Banks further tighten credit standards, while loan demand drops lower
The ECB has published its Bank Lending Survey (BLS) for 2022 Q3. On balance, banks have stepped up the tightening of credit standards on all types of loans in Q3. Moreover, firms' net demand for loans to finance fixed investment and households' net demand for housing loans dropped lower.
Banks further tighten credit standards on all types of loans ...
The ECB has published its Bank Lending Survey (BLS) for 2022 Q3. On balance, banks have stepped up the tightening of credit standards on all types of loans in Q3. The net percentage of banks that tightened credit standards on loans to enterprises rose to 19 in Q3, up from 16 in Q2, while net tightening on loans to households for house purchases increased to 32 from 24 and that on loans to households for consumer credit to 21 from 9. Risks related to the economic outlook and banks’ declining risk tolerance had a considerable tightening impact on credit standards. However, with the ongoing monetary policy normalisation, banks’ cost of funds and balance sheet constraints had a noticeable tightening impact on credit standards as well.
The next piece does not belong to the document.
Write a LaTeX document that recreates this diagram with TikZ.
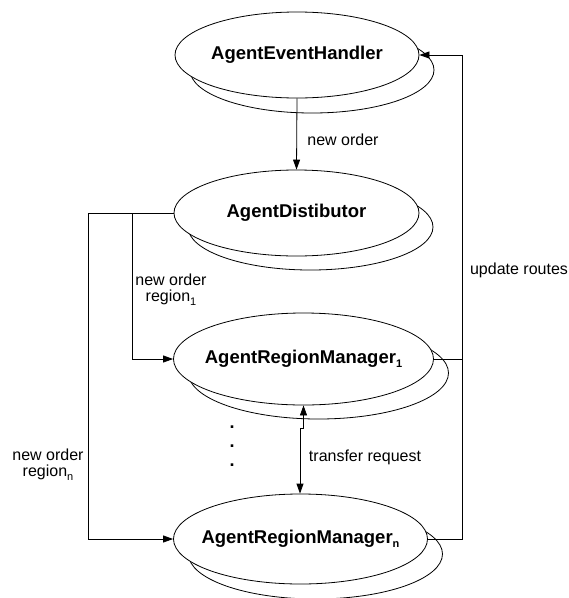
\documentclass[tikz,border=0pt]{standalone}
\usepackage{fontspec}
\setmainfont{Liberation Sans}
\usetikzlibrary{shapes.geometric,arrows.meta}
\newcommand{\lowsub}[1]{\raisebox{-0.45ex}{\fontsize{11}{11}\selectfont #1}}
\begin{document}
\begin{tikzpicture}[x=1pt,y=-1pt,
  ell/.style={ellipse,draw,fill=white,line width=0.8pt,inner sep=0pt},
  big/.style={font=\fontsize{18.5}{20}\selectfont\bfseries,inner sep=0pt},
  lbl/.style={font=\fontsize{16}{16}\selectfont,align=center,inner sep=0pt},
  conn/.style={line width=0.8pt},
  arr/.style={conn,-{Triangle[length=10pt,width=7pt]}},
  darr/.style={conn,{Triangle[length=10pt,width=7pt]}-{Triangle[length=10pt,width=7pt]}}]
\useasboundingbox (0,0) rectangle (569,598);
% back ellipses
\node[ell,minimum width=244,minimum height=86] (EHb) at (312,70) {};
\node[ell,minimum width=245,minimum height=86] (ADb) at (310.5,227) {};
\node[ell,minimum width=260,minimum height=92] (RM1b) at (318.5,373) {};
\node[ell,minimum width=254,minimum height=90] (RMnb) at (315.5,554) {};
% front ellipses
\node[ell,minimum width=244,minimum height=86] (EH) at (297,55) {};
\node[ell,minimum width=245,minimum height=86] (AD) at (296.5,213) {};
\node[ell,minimum width=260,minimum height=92] (RM1) at (303.5,359) {};
\node[ell,minimum width=254,minimum height=90] (RMn) at (300.5,539) {};
% texts
\node[big] (EHt) at (EH) {AgentEventHandler};
\node[big] (ADt) at (AD) {AgentDistibutor};
\node[big] (RM1t) at (RM1) {AgentRegionManager\lowsub{1}};
\node[big] (RMnt) at (RMn) {AgentRegionManager\lowsub{n}};
% corner coordinates
\coordinate (c1) at (88,213);
\coordinate (c2) at (88,539);
\coordinate (c3) at (132,213);
\coordinate (c4) at (132,359);
\coordinate (r1) at (462,359);
\coordinate (r2) at (462,539);
\coordinate (r3) at (462,55);
\coordinate (j1) at (303.5,428);
\coordinate (j2) at (300,428);
% connectors
\draw[arr] (EH.south) -- (AD.north);
\draw[arr] (AD.west) -- (c1) -- (c2) -- (RMn.west);
\draw[arr] (c3) -- (c4) -- (RM1.west);
\draw[conn] (RM1.east) -- (r1);
\draw[arr] (RMn.east) -- (r2) -- (r3) -- (EH.east);
\draw[darr] (RM1.south) -- (j1) -- (j2) -- (j2 |- RMn.north);
% dots
\node[lbl,font=\fontsize{18}{18}\selectfont\bfseries] (dots) at (232,446) {.\\[1pt].\\[1pt].};
% labels
\node[lbl] (l1) at (343,140) {new order};
\node[lbl] (l2) at (171,290) {new order\\region\lowsub{1}};
\node[lbl] (l3) at (48,465) {new order\\region\lowsub{n}};
\node[lbl] (l4) at (365,457) {transfer request};
\node[lbl] (l5) at (519,270) {update routes};
\end{tikzpicture}
\end{document}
Indeed, from a historical perspective, aside from the pandemic, the report mentions the highest impact of cost of funds and the banks’ balance sheet situation on credit standards since 2012Q2. Besides the tightening of credit standards, banks also reported an increase in the share of rejected applications for loans to enterprises (net percentage 8% after 1% in Q2) and housing loans (net percentage 31% after 28% in Q2).
... while loan demand drops lower
As regards demand for loans, banks reported a sharp drop in demand for housing loans (net percentage of higher minus lower fell to -42 in Q3, from -10 in Q2). Demand for consumer credit dropped lower as well (to -11 from +11). Demand for loans by enterprises increased slightly, but this was totally due to higher demand for working capital and inventories due to inflated energy and production costs and growing inventories. In fact, loan demand by enterprises to finance fixed investment continued to decline in Q3 (balance -11 in Q3 after -10 in Q2), which is in line with a slowdown in fixed investment. The general level of interest rates had a modest negative impact on loan demand by enterprises, but a large negative impact on demand for housing loans. All in all, the results from the BLS survey seem consistent with an economy that is in recession. They underline that besides the impact of high energy costs on households’ real income and corporate profitability, policy normalisation and interest rate hikes by the central bank are also playing a major role in the economic downturn. The result of the BLS seem in line with our base scenario for the eurozone economy of modest contraction in GDP in Q3 and sharper contractions in 2022Q4-2023Q1.